Nov. 23, 2022
Winter is coming! Make sure you know what to look for in a new set of winter tires, especially if yours are due for a change. If you aren’t sure whether you should keep your winter tires for another season, keep reading to learn how to inspect them properly.
Here’s some precious information everyone should know about winter tires, how to choose them and perform quality inspections.
Canadian winters are harsh, and driving on ice- and snow-filled roads can be quite challenging. To stay safe, changing your tires for something more appropriate is recommended. Winter tires stay soft and maintain traction in freezing temperatures, while summer tires harden and become less effective.
In Quebec, all cars must be equipped with winter tires during the year’s coldest months. The regulated dates can vary depending on the area. Therefore, consult your provincial rules.
To ensure your tires can tackle winter roads, they should have the following snowflake symbol.
Which winter tires are best?
You must first ask yourself what type of roads you’ll be driving on this winter. If you mainly drive around the city and the roads are quickly plowed after a snowfall, then winter tires that are made for icy conditions are best. For example, some cities have very hilly streets that become treacherous when icy. However, if you drive long distances and live in the countryside, you’re better off with snow tires.
When choosing winter tires, ensure you get the best ones for your situation. Some are better in the snow, while others are better on ice.
Winter tires have sipes, the tiny horizontal lines covering the tread blocks. These markings improve traction on icy and wet pavement and can help you slow down and accelerate faster. The more sipes, the better the traction.
Winter tires also have deep tread blocks, the large openings between the sipes. The bigger the opening, the better your tires will perform on snow.
Beware of all-season and mud tires. While they might work in mild temperatures, the colder it gets, the less grip they provide. For example, tires made for off-roading can handle snowy conditions because of their large tread blocks. However, the absence of sipes can make them ineffective on ice.
Keep an eye on your tire’s air pressure. The pressure can go down when the temperature dips. It’s best to check if your tire’s need air from time to time.
The rubber on winter tires is softer than that on summer tires. Consequently, it’s best to install winter tires once the temperatures drop below 7°C and to promptly remove them once it warms up in spring.
Most tires last between three and six years. However, the lifespan of your tires greatly depends on where you drive and how far you travel. You must inspect your tires before they’re installed in the fall. The tread depth (the distance between the bottom and top of the tread) must be at least 6/32 of an inch.
It’s best to verify the tread depth of your tires every year.

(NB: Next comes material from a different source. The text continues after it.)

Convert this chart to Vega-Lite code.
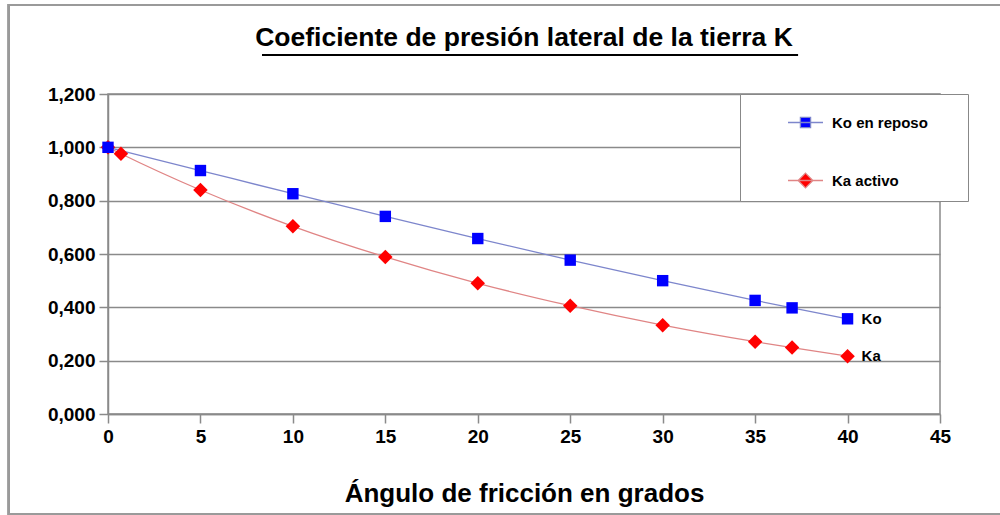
{
  "$schema": "https://vega.github.io/schema/vega-lite/v6.json",
  "width": 832,
  "height": 320,
  "autosize": {"type": "none"},
  "padding": {"left": 108, "top": 94, "right": 60, "bottom": 101},
  "background": "white",
  "title": {
    "text": "Coeficiente de presión lateral de la tierra K",
    "font": "Liberation Sans, Arial, sans-serif",
    "fontSize": 26.5,
    "fontWeight": "bold",
    "color": "#000000",
    "anchor": "middle",
    "baseline": "alphabetic",
    "offset": -69
  },
  "data": {
    "values": [
      {"series": "Ka activo", "short": "Ka", "angle": 0, "k": 1.0},
      {"series": "Ka activo", "short": "Ka", "angle": 0.7, "k": 0.976},
      {"series": "Ka activo", "short": "Ka", "angle": 5, "k": 0.84},
      {"series": "Ka activo", "short": "Ka", "angle": 10, "k": 0.704},
      {"series": "Ka activo", "short": "Ka", "angle": 15, "k": 0.589},
      {"series": "Ka activo", "short": "Ka", "angle": 20, "k": 0.49},
      {"series": "Ka activo", "short": "Ka", "angle": 25, "k": 0.406},
      {"series": "Ka activo", "short": "Ka", "angle": 30, "k": 0.333},
      {"series": "Ka activo", "short": "Ka", "angle": 35, "k": 0.271},
      {"series": "Ka activo", "short": "Ka", "angle": 37, "k": 0.249},
      {"series": "Ka activo", "short": "Ka", "angle": 40, "k": 0.217},
      {"series": "Ko en reposo", "short": "Ko", "angle": 0, "k": 1.0},
      {"series": "Ko en reposo", "short": "Ko", "angle": 5, "k": 0.913},
      {"series": "Ko en reposo", "short": "Ko", "angle": 10, "k": 0.826},
      {"series": "Ko en reposo", "short": "Ko", "angle": 15, "k": 0.741},
      {"series": "Ko en reposo", "short": "Ko", "angle": 20, "k": 0.658},
      {"series": "Ko en reposo", "short": "Ko", "angle": 25, "k": 0.577},
      {"series": "Ko en reposo", "short": "Ko", "angle": 30, "k": 0.5},
      {"series": "Ko en reposo", "short": "Ko", "angle": 35, "k": 0.426},
      {"series": "Ko en reposo", "short": "Ko", "angle": 37, "k": 0.398},
      {"series": "Ko en reposo", "short": "Ko", "angle": 40, "k": 0.357}
    ]
  },
  "encoding": {
    "x": {
      "field": "angle",
      "type": "quantitative",
      "scale": {"domain": [0, 45], "nice": false, "zero": false},
      "axis": {
        "title": "Ángulo de fricción en grados",
        "values": [0, 5, 10, 15, 20, 25, 30, 35, 40, 45],
        "grid": false,
        "labelFlush": false,
        "titleFontSize": 26,
        "titlePadding": 34
      }
    },
    "y": {
      "field": "k",
      "type": "quantitative",
      "scale": {"domain": [0, 1.2], "nice": false},
      "axis": {
        "title": null,
        "values": [0, 0.2, 0.4, 0.6, 0.8, 1.0, 1.2],
        "labelExpr": "replace(format(datum.value, '.3f'), '.', ',')",
        "labelFlush": false,
        "grid": true
      }
    }
  },
  "layer": [
    {
      "mark": {"type": "rect", "fill": "transparent", "stroke": "#9a9a9a", "strokeWidth": 2},
      "encoding": {
        "x": {"datum": -5.36},
        "x2": {"datum": 52},
        "y": {"datum": 1.534},
        "y2": {"datum": -0.375}
      }
    },
    {
      "mark": {"type": "rule", "stroke": "#000000", "strokeWidth": 2},
      "encoding": {
        "x": {"datum": 8.33},
        "x2": {"datum": 37.32},
        "y": {"datum": 1.346}
      }
    },
    {
      "mark": {"type": "line", "interpolate": "monotone", "strokeWidth": 1.3},
      "encoding": {
        "stroke": {
          "field": "series",
          "type": "nominal",
          "scale": {"domain": ["Ko en reposo", "Ka activo"], "range": ["#7d86cc", "#e08585"]},
          "legend": {
            "orient": "none",
            "legendX": 632,
            "legendY": 0,
            "direction": "vertical",
            "title": null,
            "padding": 10,
            "strokeColor": "#888888",
            "fillColor": "#ffffff",
            "symbolSize": 1225,
            "symbolOffset": 37,
            "symbolStrokeWidth": 1.3,
            "labelOffset": 8,
            "rowPadding": 31,
            "labelFont": "Liberation Sans",
            "labelFontSize": 15,
            "labelFontWeight": "bold",
            "labelColor": "#000000",
            "labelExpr": "datum.label + '       \u200b'",
            "encode": {
              "symbols": {
                "update": {
                  "shape": {"signal": "datum.value === 'Ko en reposo' ? 'M-1,0H1M-0.29,-0.29H0.29V0.29H-0.29Z' : 'M-1,0H1M0,-0.42L0.42,0L0,0.42L-0.42,0Z'"},
                  "fill": {"signal": "datum.value === 'Ko en reposo' ? '#0000ff' : '#ff0000'"},
                  "opacity": {"value": 1}
                }
              }
            }
          }
        },
        "detail": {"field": "series"}
      }
    },
    {
      "mark": {"type": "point", "filled": true, "opacity": 1},
      "encoding": {
        "fill": {
          "field": "short",
          "type": "nominal",
          "scale": {"domain": ["Ko", "Ka"], "range": ["#0000ff", "#ff0000"]},
          "legend": null
        },
        "shape": {
          "field": "short",
          "type": "nominal",
          "scale": {"domain": ["Ko", "Ka"], "range": ["square", "diamond"]},
          "legend": null
        },
        "size": {
          "field": "short",
          "type": "nominal",
          "scale": {"domain": ["Ko", "Ka"], "range": [130, 210]},
          "legend": null
        }
      }
    },
    {
      "transform": [{"filter": "datum.angle === 40"}],
      "mark": {
        "type": "text",
        "align": "left",
        "baseline": "middle",
        "dx": 14,
        "font": "Liberation Sans",
        "fontSize": 15,
        "fontWeight": "bold",
        "color": "#000000"
      },
      "encoding": {"text": {"field": "short"}}
    }
  ],
  "config": {
    "view": {"stroke": "#8a8a8a", "strokeWidth": 1.5},
    "axis": {
      "labelFont": "Liberation Sans, Arial, sans-serif",
      "labelFontSize": 19,
      "labelFontWeight": "bold",
      "labelColor": "#000000",
      "titleFont": "Liberation Sans, Arial, sans-serif",
      "titleFontWeight": "bold",
      "titleColor": "#000000",
      "domainColor": "#8a8a8a",
      "domainWidth": 1.5,
      "tickColor": "#8a8a8a",
      "tickWidth": 1.5,
      "tickSize": 9,
      "gridColor": "#8a8a8a",
      "gridWidth": 1.5,
      "labelPadding": 4
    }
  }
}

You should also perform this check in winter and after four or five years of use. (See DOT code below)
The four-digit DOT code on your tires indicates the date of manufacture. The first two digits indicate the week (up to 52) and the last two digits indicate the year it was made.
If your tires are more than six years old, it’s a good idea to change them, depending on their condition and usage.
Studded tires are more efficient on icy pavement, especially on hilly roads. However, they aren’t necessary if you live in the city and frequently drive on salted or de-iced streets. To determine if you truly need studded tires, you must analyze the types of roads you frequently drive on.
Taking these steps will ensure you get a good set of tires to keep you safe. Good winter tires can be expensive, but opting for the cheapest option isn’t always the safest. Wishing you a safe driving experience this winter!